Sarnami Hindustani is spoken by the Surinamese Indian community. Depending on the person this language can be either the mother tongue, second language or third language (after Dutch or Sranan Tongo).

Saramaccan is spoken by the Saramaka tribe of the Maroon community. Aukan is mainly spoken by the Aukan tribe of the Maroon community

Javanese is spoken by the Surinamese Javanese community. Just like Sarnami Hindustani, Javanese can be either the mother tongue, second language or third language (after Dutch or Sranan Tongo) for some.

Hakka and Cantonese is spoken by Surinamese Chinese, mainly as a second language after Dutch. Cantonese was introduced in Suriname by the second wave of Chinese immigrants in 1970. Beginning in the 1990s new migrants from China moved to Suriname, and Putonghua, during circa 2004–2014, became the main Chinese lingua franca in the country.

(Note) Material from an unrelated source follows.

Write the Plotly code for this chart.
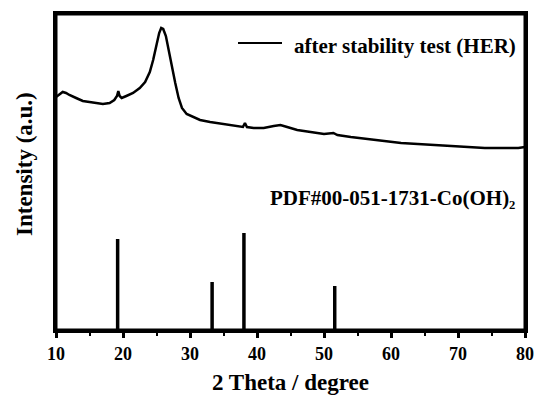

French is spoken by some Maroons due to the cultural influence from French Guiana, Portuguese mainly by immigrants from Brazil and Portugal, and Spanish due to immigrants from, Cuba, Venezuela, Colombia, and other Latin American countries.

Amerindian languages are spoken by the Surinamese Amerindian community. Languages include Carib, Arawak, Tiriyó and Wayana.